Rouzbeh Arghavan

No. 12 – Shahrdari Gorgan
- Position: Center
- League: IBSL

Personal information
- Born: 18 May 1988 (age 38) Mashhad, Iran
- Listed height: 7 ft 0 in (2.13 m)
- Listed weight: 255 lb (116 kg)

Career information
- Playing career: 2009–present

Career history
- 2009: Saba Mehr Qazvin BC
- 2010–2011: Azad University Tehran BC
- 2012: Petrochimi Bandar Imam BC
- 2013: Zob Ahan Isfahan BC
- 2014: Azad University Tehran BC
- 2015: Azad University Tehran BC
- 2016: Petrochimi Bandar Imam
- 2017: Tabriz Municipality
- 2018: Petrochimi Bandar Imam
- 2019–2020: Shahrdari Gorgan BC
- 2021: Chemidor Tehran BC
- 2022–present: Shahrdari Gorgan BC

= Rouzbeh Arghavan =

Iranian basketball player (born 1988)

Rouzbeh Arghavan (روزبه ارغوان), born 18 May 1988) is a professional Iranian basketball player who currently plays for Shahrdari Gorgan BC, and the Iranian national team. He plays at the center position, and is the second tallest player of Iran's national basketball team.

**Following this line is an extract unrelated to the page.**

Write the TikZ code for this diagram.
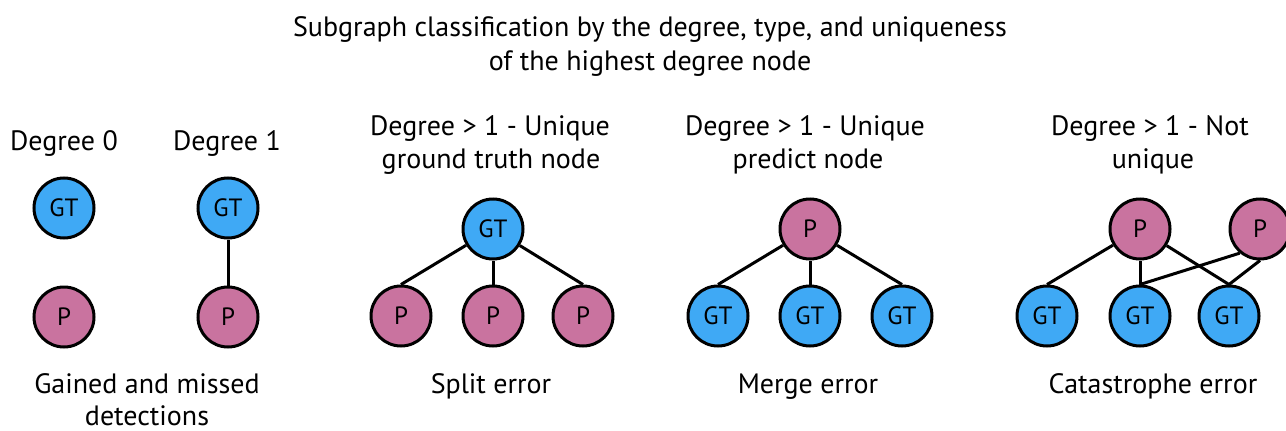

In 2004, when Arghavan entered the Iranian U-18 national team, according to experts he showed an amazing combination of strength and speed, making him a key role-player at the 4 and 5 positions. In addition to excellent attacking skills, he also displayed top defensive player skills, by playing defense well, and grabbing the most rebounds in his age group. He has also played for the senior national team, gaining experience in the
2014 World Cup and 2014 Incheon Asian Games.

Before picking up basketball, Arghavan was a skilled swimmer, who turned to basketball because of his large physique. In his personal life, he completed his bachelor's and master's degrees from applied physiology at Tehran University.